Copy each line exactly. Drop every picture.

##### Material #####

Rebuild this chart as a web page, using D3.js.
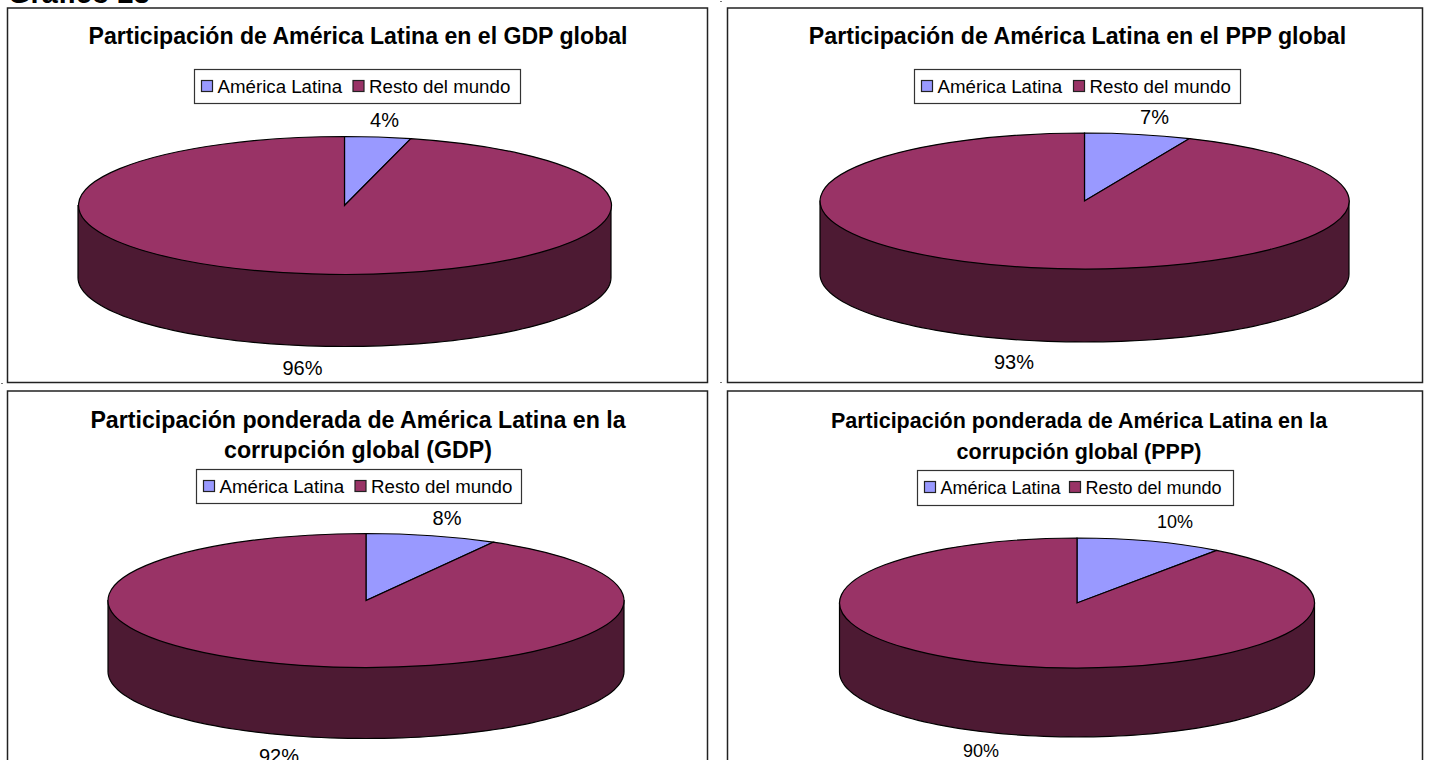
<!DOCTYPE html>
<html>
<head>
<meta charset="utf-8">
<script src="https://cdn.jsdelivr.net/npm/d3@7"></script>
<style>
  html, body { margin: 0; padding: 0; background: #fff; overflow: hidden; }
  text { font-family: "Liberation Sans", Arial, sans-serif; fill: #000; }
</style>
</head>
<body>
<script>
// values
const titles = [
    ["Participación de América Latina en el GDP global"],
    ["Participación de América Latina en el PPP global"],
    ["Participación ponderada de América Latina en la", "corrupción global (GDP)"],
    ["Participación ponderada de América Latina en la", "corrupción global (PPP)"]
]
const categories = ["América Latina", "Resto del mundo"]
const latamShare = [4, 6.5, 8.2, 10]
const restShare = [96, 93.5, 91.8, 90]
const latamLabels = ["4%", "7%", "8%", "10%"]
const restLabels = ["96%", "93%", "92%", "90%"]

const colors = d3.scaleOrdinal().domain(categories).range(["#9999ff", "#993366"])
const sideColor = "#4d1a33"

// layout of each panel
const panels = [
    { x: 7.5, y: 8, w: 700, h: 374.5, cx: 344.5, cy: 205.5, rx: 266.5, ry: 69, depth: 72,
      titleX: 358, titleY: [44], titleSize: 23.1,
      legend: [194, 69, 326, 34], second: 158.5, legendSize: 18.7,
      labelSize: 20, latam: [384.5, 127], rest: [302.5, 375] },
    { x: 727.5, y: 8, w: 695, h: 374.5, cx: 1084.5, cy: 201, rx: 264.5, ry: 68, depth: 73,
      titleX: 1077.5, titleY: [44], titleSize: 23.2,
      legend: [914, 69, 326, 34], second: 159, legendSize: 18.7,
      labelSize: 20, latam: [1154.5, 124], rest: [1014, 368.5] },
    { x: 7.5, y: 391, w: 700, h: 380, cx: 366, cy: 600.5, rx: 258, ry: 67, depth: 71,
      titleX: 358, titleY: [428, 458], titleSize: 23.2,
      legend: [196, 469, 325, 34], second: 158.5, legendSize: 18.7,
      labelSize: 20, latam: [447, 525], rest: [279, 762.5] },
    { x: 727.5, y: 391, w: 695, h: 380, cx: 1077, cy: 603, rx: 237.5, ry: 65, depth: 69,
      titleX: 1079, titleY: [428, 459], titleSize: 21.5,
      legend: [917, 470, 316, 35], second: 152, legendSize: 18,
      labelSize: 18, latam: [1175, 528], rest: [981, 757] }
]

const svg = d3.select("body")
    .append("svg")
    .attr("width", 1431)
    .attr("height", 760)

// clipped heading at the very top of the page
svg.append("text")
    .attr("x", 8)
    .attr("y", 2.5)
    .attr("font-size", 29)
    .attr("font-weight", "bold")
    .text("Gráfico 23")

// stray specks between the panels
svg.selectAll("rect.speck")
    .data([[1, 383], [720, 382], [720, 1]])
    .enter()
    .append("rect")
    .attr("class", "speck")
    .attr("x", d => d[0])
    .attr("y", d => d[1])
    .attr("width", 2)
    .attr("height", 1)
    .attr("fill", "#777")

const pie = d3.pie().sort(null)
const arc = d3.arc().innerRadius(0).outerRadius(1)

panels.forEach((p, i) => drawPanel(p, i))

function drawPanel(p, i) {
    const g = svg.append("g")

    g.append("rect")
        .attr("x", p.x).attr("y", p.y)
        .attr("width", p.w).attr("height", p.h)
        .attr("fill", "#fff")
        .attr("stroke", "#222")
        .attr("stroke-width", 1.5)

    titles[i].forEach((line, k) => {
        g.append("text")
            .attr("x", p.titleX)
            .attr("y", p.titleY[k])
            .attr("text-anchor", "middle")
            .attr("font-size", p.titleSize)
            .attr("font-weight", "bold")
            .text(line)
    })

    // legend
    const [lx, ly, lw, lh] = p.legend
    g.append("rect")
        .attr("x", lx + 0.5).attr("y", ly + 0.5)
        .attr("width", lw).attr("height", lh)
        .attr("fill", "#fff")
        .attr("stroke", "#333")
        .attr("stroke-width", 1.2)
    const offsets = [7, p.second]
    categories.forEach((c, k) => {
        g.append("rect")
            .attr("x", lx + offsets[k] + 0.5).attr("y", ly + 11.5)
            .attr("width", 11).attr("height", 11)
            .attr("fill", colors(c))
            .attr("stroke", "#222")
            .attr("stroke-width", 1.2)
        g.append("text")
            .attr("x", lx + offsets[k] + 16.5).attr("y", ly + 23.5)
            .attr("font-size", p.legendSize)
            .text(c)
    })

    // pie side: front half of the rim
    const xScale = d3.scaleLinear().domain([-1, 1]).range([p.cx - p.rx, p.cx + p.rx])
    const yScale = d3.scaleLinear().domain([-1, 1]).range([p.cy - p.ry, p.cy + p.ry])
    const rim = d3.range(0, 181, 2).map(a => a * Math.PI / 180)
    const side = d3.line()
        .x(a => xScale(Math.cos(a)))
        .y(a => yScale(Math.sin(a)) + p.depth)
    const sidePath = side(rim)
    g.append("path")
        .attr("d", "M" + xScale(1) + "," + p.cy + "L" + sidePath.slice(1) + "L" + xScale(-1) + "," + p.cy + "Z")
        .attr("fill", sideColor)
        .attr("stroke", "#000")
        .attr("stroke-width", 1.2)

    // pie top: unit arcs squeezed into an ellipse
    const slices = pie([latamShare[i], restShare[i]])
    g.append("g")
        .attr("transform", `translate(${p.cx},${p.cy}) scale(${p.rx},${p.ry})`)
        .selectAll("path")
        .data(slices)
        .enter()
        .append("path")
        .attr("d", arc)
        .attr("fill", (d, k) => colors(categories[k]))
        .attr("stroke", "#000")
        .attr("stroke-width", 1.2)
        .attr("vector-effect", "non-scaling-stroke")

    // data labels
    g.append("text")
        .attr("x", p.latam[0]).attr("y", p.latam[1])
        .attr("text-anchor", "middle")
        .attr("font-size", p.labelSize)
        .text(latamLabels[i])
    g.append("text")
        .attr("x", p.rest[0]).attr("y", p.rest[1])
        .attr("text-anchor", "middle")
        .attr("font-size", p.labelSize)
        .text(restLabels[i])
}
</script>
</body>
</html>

#####

Task result:
Rebuild this chart as a web page, using D3.js.
<!DOCTYPE html>
<html>
<head>
<meta charset="utf-8">
<script src="https://cdn.jsdelivr.net/npm/d3@7"></script>
<style>
  html, body { margin: 0; padding: 0; background: #fff; overflow: hidden; }
  text { font-family: "Liberation Sans", Arial, sans-serif; fill: #000; }
</style>
</head>
<body>
<script>
// values
const titles = [
    ["Participación de América Latina en el GDP global"],
    ["Participación de América Latina en el PPP global"],
    ["Participación ponderada de América Latina en la", "corrupción global (GDP)"],
    ["Participación ponderada de América Latina en la", "corrupción global (PPP)"]
]
const categories = ["América Latina", "Resto del mundo"]
const latamShare = [4, 6.5, 8.2, 10]
const restShare = [96, 93.5, 91.8, 90]
const latamLabels = ["4%", "7%", "8%", "10%"]
const restLabels = ["96%", "93%", "92%", "90%"]

const colors = d3.scaleOrdinal().domain(categories).range(["#9999ff", "#993366"])
const sideColor = "#4d1a33"

// layout of each panel
const panels = [
    { x: 7.5, y: 8, w: 700, h: 374.5, cx: 344.5, cy: 205.5, rx: 266.5, ry: 69, depth: 72,
      titleX: 358, titleY: [44], titleSize: 23.1,
      legend: [194, 69, 326, 34], second: 158.5, legendSize: 18.7,
      labelSize: 20, latam: [384.5, 127], rest: [302.5, 375] },
    { x: 727.5, y: 8, w: 695, h: 374.5, cx: 1084.5, cy: 201, rx: 264.5, ry: 68, depth: 73,
      titleX: 1077.5, titleY: [44], titleSize: 23.2,
      legend: [914, 69, 326, 34], second: 159, legendSize: 18.7,
      labelSize: 20, latam: [1154.5, 124], rest: [1014, 368.5] },
    { x: 7.5, y: 391, w: 700, h: 380, cx: 366, cy: 600.5, rx: 258, ry: 67, depth: 71,
      titleX: 358, titleY: [428, 458], titleSize: 23.2,
      legend: [196, 469, 325, 34], second: 158.5, legendSize: 18.7,
      labelSize: 20, latam: [447, 525], rest: [279, 762.5] },
    { x: 727.5, y: 391, w: 695, h: 380, cx: 1077, cy: 603, rx: 237.5, ry: 65, depth: 69,
      titleX: 1079, titleY: [428, 459], titleSize: 21.5,
      legend: [917, 470, 316, 35], second: 152, legendSize: 18,
      labelSize: 18, latam: [1175, 528], rest: [981, 757] }
]

const svg = d3.select("body")
    .append("svg")
    .attr("width", 1431)
    .attr("height", 760)

// clipped heading at the very top of the page
svg.append("text")
    .attr("x", 8)
    .attr("y", 2.5)
    .attr("font-size", 29)
    .attr("font-weight", "bold")
    .text("Gráfico 23")

// stray specks between the panels
svg.selectAll("rect.speck")
    .data([[1, 383], [720, 382], [720, 1]])
    .enter()
    .append("rect")
    .attr("class", "speck")
    .attr("x", d => d[0])
    .attr("y", d => d[1])
    .attr("width", 2)
    .attr("height", 1)
    .attr("fill", "#777")

const pie = d3.pie().sort(null)
const arc = d3.arc().innerRadius(0).outerRadius(1)

panels.forEach((p, i) => drawPanel(p, i))

function drawPanel(p, i) {
    const g = svg.append("g")

    g.append("rect")
        .attr("x", p.x).attr("y", p.y)
        .attr("width", p.w).attr("height", p.h)
        .attr("fill", "#fff")
        .attr("stroke", "#222")
        .attr("stroke-width", 1.5)

    titles[i].forEach((line, k) => {
        g.append("text")
            .attr("x", p.titleX)
            .attr("y", p.titleY[k])
            .attr("text-anchor", "middle")
            .attr("font-size", p.titleSize)
            .attr("font-weight", "bold")
            .text(line)
    })

    // legend
    const [lx, ly, lw, lh] = p.legend
    g.append("rect")
        .attr("x", lx + 0.5).attr("y", ly + 0.5)
        .attr("width", lw).attr("height", lh)
        .attr("fill", "#fff")
        .attr("stroke", "#333")
        .attr("stroke-width", 1.2)
    const offsets = [7, p.second]
    categories.forEach((c, k) => {
        g.append("rect")
            .attr("x", lx + offsets[k] + 0.5).attr("y", ly + 11.5)
            .attr("width", 11).attr("height", 11)
            .attr("fill", colors(c))
            .attr("stroke", "#222")
            .attr("stroke-width", 1.2)
        g.append("text")
            .attr("x", lx + offsets[k] + 16.5).attr("y", ly + 23.5)
            .attr("font-size", p.legendSize)
            .text(c)
    })

    // pie side: front half of the rim
    const xScale = d3.scaleLinear().domain([-1, 1]).range([p.cx - p.rx, p.cx + p.rx])
    const yScale = d3.scaleLinear().domain([-1, 1]).range([p.cy - p.ry, p.cy + p.ry])
    const rim = d3.range(0, 181, 2).map(a => a * Math.PI / 180)
    const side = d3.line()
        .x(a => xScale(Math.cos(a)))
        .y(a => yScale(Math.sin(a)) + p.depth)
    const sidePath = side(rim)
    g.append("path")
        .attr("d", "M" + xScale(1) + "," + p.cy + "L" + sidePath.slice(1) + "L" + xScale(-1) + "," + p.cy + "Z")
        .attr("fill", sideColor)
        .attr("stroke", "#000")
        .attr("stroke-width", 1.2)

    // pie top: unit arcs squeezed into an ellipse
    const slices = pie([latamShare[i], restShare[i]])
    g.append("g")
        .attr("transform", `translate(${p.cx},${p.cy}) scale(${p.rx},${p.ry})`)
        .selectAll("path")
        .data(slices)
        .enter()
        .append("path")
        .attr("d", arc)
        .attr("fill", (d, k) => colors(categories[k]))
        .attr("stroke", "#000")
        .attr("stroke-width", 1.2)
        .attr("vector-effect", "non-scaling-stroke")

    // data labels
    g.append("text")
        .attr("x", p.latam[0]).attr("y", p.latam[1])
        .attr("text-anchor", "middle")
        .attr("font-size", p.labelSize)
        .text(latamLabels[i])
    g.append("text")
        .attr("x", p.rest[0]).attr("y", p.rest[1])
        .attr("text-anchor", "middle")
        .attr("font-size", p.labelSize)
        .text(restLabels[i])
}
</script>
</body>
</html>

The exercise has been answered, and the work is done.